Outbreaks of pest insects usually attract people’s attention, and often they ask why
a given blight “is so bad this year,” calling for an ecological explanation. For most insects, we usually don’t even have good data for predicting population sizes for regular years, let alone boom years. Sometimes we can make a good guess that a certain combination of events that we noted as unusual, perhaps a very mild winter followed by a dry spring, might have something to do with the boom of a given species. Most other years the species does less well because on average there is a harder winter and wetter spring. With lower numbers, the pest does not attract much attention, even though it is still out there doing its thing as a pest.
Locust tree leaves are heavily attacked by various insects. Here are blotches caused by a larvae that mines the tissue inside the leaf, and in upper right a leaf shows damage from a caterpillar or beetle eating the margin.

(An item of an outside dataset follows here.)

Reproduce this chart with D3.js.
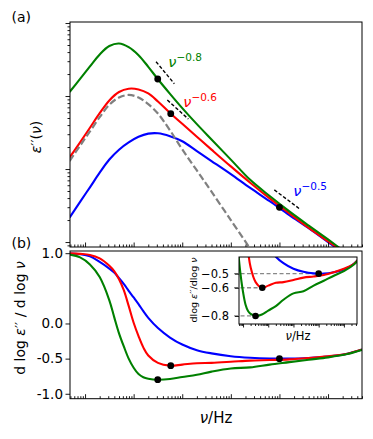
<!DOCTYPE html>
<html>
<head>
<meta charset="utf-8">
<script src="https://cdn.jsdelivr.net/npm/d3@7"></script>
<style>
  body { margin: 0; background: #fff; }
  text { font-family: "DejaVu Sans", sans-serif; fill: #000; }
</style>
</head>
<body>
<div id="chart"></div>
<script>
// ---- data ----
// frequency grid for panel (a), Hz
var nuA = [0.48, 0.79, 1.26, 2, 3.16, 5, 7.9, 12.6, 20, 31.6, 56, 100, 200, 400, 1000, 2500, 6300, 16000, 40000, 1e5, 2.5e5];
var epsGreen = [1.135, 1.718, 2.541, 3.715, 4.842, 5.248, 4.677, 3.631, 2.512, 1.698, 1.072, 0.684, 0.412, 0.254, 0.1346, 0.0711, 0.0427, 0.0263, 0.0168, 0.01084, 0.00692];
var epsRed = [0.1435, 0.2317, 0.3673, 0.5821, 0.871, 1.135, 1.259, 1.230, 1.084, 0.841, 0.586, 0.417, 0.2767, 0.1845, 0.1086, 0.0649, 0.0396, 0.0247, 0.0156, 0.01023, 0.00676];
var epsBlue = [0.02163, 0.0355, 0.0562, 0.0891, 0.1349, 0.1841, 0.2317, 0.2767, 0.3055, 0.309, 0.2818, 0.2399, 0.1758, 0.1288, 0.0851, 0.0550, 0.0363, 0.0234, 0.0155, 0.0100, 0.00646];
// grey dashed reference (first points of nuA)
var epsDebye = [0.1288, 0.2089, 0.3273, 0.5129, 0.7586, 0.955, 1.035, 0.955, 0.776, 0.575, 0.339, 0.1862, 0.0955, 0.0490, 0.01995, 0.00813];

// frequency grid for panel (b), Hz
var nuB = [0.48, 0.79, 1.26, 2, 3.16, 3.98, 5, 6.3, 7.9, 10, 12.6, 15.8, 20, 31.6, 56, 100, 200, 400, 1000, 2500, 6300, 16000, 40000, 1e5, 2.5e5, 5e5];
var slopeGreen = [0.98, 0.94, 0.84, 0.66, 0.33, 0.09, -0.14, -0.33, -0.50, -0.63, -0.72, -0.765, -0.785, -0.80, -0.79, -0.762, -0.73, -0.685, -0.64, -0.625, -0.585, -0.55, -0.515, -0.482, -0.435, -0.375];
var slopeRed = [0.998, 0.99, 0.975, 0.925, 0.82, 0.745, 0.63, 0.47, 0.25, 0.01, -0.18, -0.34, -0.455, -0.56, -0.60, -0.585, -0.565, -0.56, -0.545, -0.528, -0.52, -0.51, -0.49, -0.465, -0.43, -0.37];
var slopeBlue = [0.995, 0.985, 0.955, 0.875, 0.78, 0.725, 0.645, 0.56, 0.465, 0.37, 0.275, 0.175, 0.08, -0.065, -0.2, -0.30, -0.38, -0.425, -0.465, -0.487, -0.498, -0.50, -0.49, -0.47, -0.43, -0.37];

// marked points
var markNu = [31.3, 58, 10000];
var markEps = [1.71, 0.573, 0.0299];
var markSlope = [-0.8, -0.6, -0.5];
var markColor = ["green", "red", "blue"];

// power-law guide lines
var guideExp = [-0.8, -0.6, -0.5];
var guideNu0 = [28.9, 49.3, 7850];
var guideNu1 = [68.7, 133.7, 25300];
var guideEps0 = [2.95, 0.881, 0.0518];
var guideLabelNu = [51.7, 105, 19300];
var guideLabelEps = [2.46, 0.713, 0.0427];
var guideLabels = ["\u22120.8", "\u22120.6", "\u22120.5"];

// tick labels
var slopeTicks = [1, 0, -0.5, -1];
var slopeTickLabels = ["1.0", "0.0", "-0.5", "-1.0"];
var insetTicks = [-0.5, -0.6, -0.8];
var insetTickLabels = ["\u22120.5", "\u22120.6", "\u22120.8"];

// ---- layout ----
var width = 373, height = 439;
var left = 70, right = 362;
var aTop = 22, aBottom = 247;
var bTop = 251, bBottom = 398.7;
var inL = 239, inR = 357, inT = 257, inB = 324;

var svg = d3.select("#chart").append("svg")
    .attr("width", width)
    .attr("height", height);

var x = d3.scaleLog().domain([0.49, 5.0e5]).range([left, right]);
var ya = d3.scaleLog().domain([0.00855, 10.33]).range([aBottom, aTop]);
var yb = d3.scaleLinear().domain([-1.07, 1.031]).range([bBottom, bTop]);
var xi = d3.scaleLog().domain([6.92, 3.31e5]).range([inL, inR]);
var yi = d3.scaleLinear().domain([-0.857, -0.382]).range([inB, inT]);

// log ticks split in majors (decades) and minors
function logTicks(scale) {
    var d = scale.domain(), major = [], minor = [];
    for (var e = Math.floor(Math.log10(d[0])); e <= Math.ceil(Math.log10(d[1])); e++) {
        for (var k = 1; k < 10; k++) {
            var v = k * Math.pow(10, e);
            if (v >= d[0] * 0.999 && v <= d[1] * 1.001) (k === 1 ? major : minor).push(v);
        }
    }
    return {major: major, minor: minor};
}

function tickGroup(y0, axis) {
    var g = svg.append("g").attr("transform", y0).call(axis);
    g.select(".domain").remove();
    g.selectAll(".tick line").attr("stroke", "#000").attr("stroke-width", 0.9);
    return g;
}

var defs = svg.append("defs");
defs.append("clipPath").attr("id", "clipA").append("rect")
    .attr("x", left).attr("y", aTop).attr("width", right - left).attr("height", aBottom - aTop);
defs.append("clipPath").attr("id", "clipB").append("rect")
    .attr("x", left).attr("y", bTop).attr("width", right - left).attr("height", bBottom - bTop);
defs.append("clipPath").attr("id", "clipI").append("rect")
    .attr("x", inL).attr("y", inT).attr("width", inR - inL).attr("height", inB - inT);

// ================= panel (a) =================
var lineA = d3.line()
    .x(function (d) { return x(d[0]); })
    .y(function (d) { return ya(d[1]); })
    .curve(d3.curveCatmullRom.alpha(0.5));

var gA = svg.append("g").attr("clip-path", "url(#clipA)");
[[epsBlue, "blue"], [epsRed, "red"], [epsGreen, "green"]].forEach(function (s) {
    gA.append("path")
        .datum(nuA.map(function (n, i) { return [n, s[0][i]]; }))
        .attr("fill", "none")
        .attr("stroke", s[1])
        .attr("stroke-width", 2.1)
        .attr("d", lineA);
});
gA.append("path")
    .datum(epsDebye.map(function (e, i) { return [nuA[i], e]; }))
    .attr("fill", "none")
    .attr("stroke", "#808080")
    .attr("stroke-width", 2.2)
    .attr("stroke-dasharray", "7,3")
    .attr("d", lineA);

// guide lines
guideExp.forEach(function (p, i) {
    var e1 = guideEps0[i] * Math.pow(guideNu1[i] / guideNu0[i], p);
    svg.append("line")
        .attr("x1", x(guideNu0[i])).attr("y1", ya(guideEps0[i]))
        .attr("x2", x(guideNu1[i])).attr("y2", ya(e1))
        .attr("stroke", "#000")
        .attr("stroke-width", 1.4)
        .attr("stroke-dasharray", "3.5,2");
    var t = svg.append("text")
        .attr("x", x(guideLabelNu[i]))
        .attr("y", ya(guideLabelEps[i]))
        .style("font-size", "14.5px");
    t.append("tspan").attr("font-style", "italic").style("fill", markColor[i]).text("\u03bd");
    t.append("tspan").attr("dy", -6).style("font-size", "10.5px").style("fill", markColor[i]).text(guideLabels[i]);
});

svg.selectAll(".dotA")
    .data(markNu)
    .enter().append("circle")
    .attr("cx", function (d) { return x(d); })
    .attr("cy", function (d, i) { return ya(markEps[i]); })
    .attr("r", 3.4)
    .attr("fill", "#000");

// axes (a)
var tx = logTicks(x), tya = logTicks(ya);
tickGroup("translate(0," + aBottom + ")", d3.axisBottom(x).tickValues(tx.major).tickSize(-4.5).tickFormat(""));
tickGroup("translate(0," + aBottom + ")", d3.axisBottom(x).tickValues(tx.minor).tickSize(-2.5).tickFormat(""));
tickGroup("translate(" + left + ",0)", d3.axisLeft(ya).tickValues(tya.major).tickSize(4.5).tickFormat(""));
tickGroup("translate(" + left + ",0)", d3.axisLeft(ya).tickValues(tya.minor).tickSize(2.5).tickFormat(""));

svg.append("rect")
    .attr("x", left).attr("y", aTop)
    .attr("width", right - left).attr("height", aBottom - aTop)
    .attr("fill", "none").attr("stroke", "#000").attr("stroke-width", 1);

// ================= panel (b) =================
var lineB = d3.line()
    .x(function (d) { return x(d[0]); })
    .y(function (d) { return yb(d[1]); })
    .curve(d3.curveCatmullRom.alpha(0.5));

var gB = svg.append("g").attr("clip-path", "url(#clipB)");
[[slopeBlue, "blue"], [slopeRed, "red"], [slopeGreen, "green"]].forEach(function (s) {
    gB.append("path")
        .datum(nuB.map(function (n, i) { return [n, s[0][i]]; }))
        .attr("fill", "none")
        .attr("stroke", s[1])
        .attr("stroke-width", 2.1)
        .attr("d", lineB);
});

svg.selectAll(".dotB")
    .data(markNu)
    .enter().append("circle")
    .attr("cx", function (d) { return x(d); })
    .attr("cy", function (d, i) { return yb(markSlope[i]); })
    .attr("r", 3.4)
    .attr("fill", "#000");

tickGroup("translate(0," + bBottom + ")", d3.axisBottom(x).tickValues(tx.major).tickSize(-4.5).tickFormat(""));
tickGroup("translate(0," + bBottom + ")", d3.axisBottom(x).tickValues(tx.minor).tickSize(-2.5).tickFormat(""));
var gyb = tickGroup("translate(" + left + ",0)", d3.axisLeft(yb).tickValues(slopeTicks).tickSize(4.5).tickPadding(2.5)
    .tickFormat(function (d, i) { return slopeTickLabels[i]; }));
gyb.attr("font-family", null).attr("font-size", null);
gyb.selectAll("text").style("font-size", "13.5px");

svg.append("rect")
    .attr("x", left).attr("y", bTop)
    .attr("width", right - left).attr("height", bBottom - bTop)
    .attr("fill", "none").attr("stroke", "#000").attr("stroke-width", 1);

// ================= inset =================
svg.append("rect")
    .attr("x", inL).attr("y", inT)
    .attr("width", inR - inL).attr("height", inB - inT)
    .attr("fill", "#fff");

var lineI = d3.line()
    .x(function (d) { return xi(d[0]); })
    .y(function (d) { return yi(d[1]); })
    .curve(d3.curveCatmullRom.alpha(0.5));

// dashed level lines up to each marked point
markNu.forEach(function (n, i) {
    svg.append("line")
        .attr("x1", xi(4.4)).attr("x2", xi(n))
        .attr("y1", yi(markSlope[i])).attr("y2", yi(markSlope[i]))
        .attr("stroke", "#888")
        .attr("stroke-width", 1.3)
        .attr("stroke-dasharray", "4,2.5");
});

var gI = svg.append("g").attr("clip-path", "url(#clipI)");
[[slopeBlue, "blue"], [slopeRed, "red"], [slopeGreen, "green"]].forEach(function (s) {
    gI.append("path")
        .datum(nuB.map(function (n, i) { return [n, s[0][i]]; }))
        .attr("fill", "none")
        .attr("stroke", s[1])
        .attr("stroke-width", 2.1)
        .attr("d", lineI);
});

svg.selectAll(".dotI")
    .data(markNu)
    .enter().append("circle")
    .attr("cx", function (d) { return xi(d); })
    .attr("cy", function (d, i) { return yi(markSlope[i]); })
    .attr("r", 3.3)
    .attr("fill", "#000");

var txi = logTicks(xi);
tickGroup("translate(0," + inB + ")", d3.axisBottom(xi).tickValues(txi.major).tickSize(3.5).tickFormat(""));
tickGroup("translate(0," + inB + ")", d3.axisBottom(xi).tickValues(txi.minor).tickSize(2).tickFormat(""));
var gyi = tickGroup("translate(" + inL + ",0)", d3.axisLeft(yi).tickValues(insetTicks).tickSize(4).tickPadding(6)
    .tickFormat(function (d, i) { return insetTickLabels[i]; }));
gyi.attr("font-family", null).attr("font-size", null);
gyi.selectAll("text").style("font-size", "11.5px");

svg.append("rect")
    .attr("x", inL).attr("y", inT)
    .attr("width", inR - inL).attr("height", inB - inT)
    .attr("fill", "none").attr("stroke", "#000").attr("stroke-width", 1);

// ================= labels =================
svg.append("text").attr("x", 11.5).attr("y", 21.5).style("font-size", "14px").text("(a)");
svg.append("text").attr("x", 11.5).attr("y", 248).style("font-size", "14px").text("(b)");

var yla = svg.append("text")
    .attr("transform", "translate(41,137) rotate(-90)")
    .attr("text-anchor", "middle")
    .style("font-size", "14px");
yla.append("tspan").attr("font-style", "italic").text("\u03b5");
yla.append("tspan").text("\u2032\u2032(");
yla.append("tspan").attr("font-style", "italic").text("\u03bd");
yla.append("tspan").text(")");

var ylb = svg.append("text")
    .attr("transform", "translate(25,318) rotate(-90)")
    .attr("text-anchor", "middle")
    .style("font-size", "14px");
ylb.append("tspan").text("d log ");
ylb.append("tspan").attr("font-style", "italic").text("\u03b5");
ylb.append("tspan").text("\u2032\u2032 / d log ");
ylb.append("tspan").attr("font-style", "italic").text("\u03bd");

var xl = svg.append("text")
    .attr("x", (left + right) / 2)
    .attr("y", 423)
    .attr("text-anchor", "middle")
    .style("font-size", "15px");
xl.append("tspan").attr("font-style", "italic").text("\u03bd");
xl.append("tspan").text("/Hz");

var yli = svg.append("text")
    .attr("transform", "translate(196.5,290) rotate(-90)")
    .attr("text-anchor", "middle")
    .style("font-size", "9.5px");
yli.append("tspan").text("dlog ");
yli.append("tspan").attr("font-style", "italic").text("\u03b5");
yli.append("tspan").text("\u2032\u2032/dlog ");
yli.append("tspan").attr("font-style", "italic").text("\u03bd");

var xli = svg.append("text")
    .attr("x", (inL + inR) / 2)
    .attr("y", 340)
    .attr("text-anchor", "middle")
    .style("font-size", "11.5px");
xli.append("tspan").attr("font-style", "italic").text("\u03bd");
xli.append("tspan").text("/Hz");
</script>
</body>
</html>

What people rarely notice is that a given pest insect has not made much of an appearance this year. Perhaps it is that people notice things they don’t like more than they notice that nothing is bothering them. But those of us who are accustomed to feeling the pulse of nature do notice when a given insect is not filling its usual role, even if it is a pest. So it is with the locust trees this year. Locusts have leaves that have little defense against herbivores and by late July the leaves are usually showing signs of damage that leads to early drop-off, as with the leaves in the image above, damaged by leaf miners.
As stated in an earlier blog on the economics of production and defense of locust leaves, usually by August locusts look pretty ragged. But this year, none of several pest insects have affected a large area of the Laurel Highlands, and the leaves are green and whole as late as the end of October and early November. Because I watch locusts in particular, I am curious as to where all the locust insects have gone this year. It is a good year for locusts, and I have no explanation.
Of course, we never defined “pest” and in that regard, the designation is entirely subjective. A cherry tree finds the tent caterpillar is a pest. Yet, the cuckoo birds that specialize on hairy caterpillars see the pest as a resource! A few years ago, tent caterpillars were very rare, so a good year for cherries and a bad year for cuckoos. Such is the difficulty of ecological definitions, and explanations.
The black and yellow beetle near the bottom of the photo is a longhorned locust beetle, Megacyllene robiniae that bores into the trunks of locust trees, causing sometimes serious damage. There was no shortage of them this year. This one is feeding on pollen on a goldenrod in late October. The other insects in the photo are common Polistes paper wasps, males have a yellow face.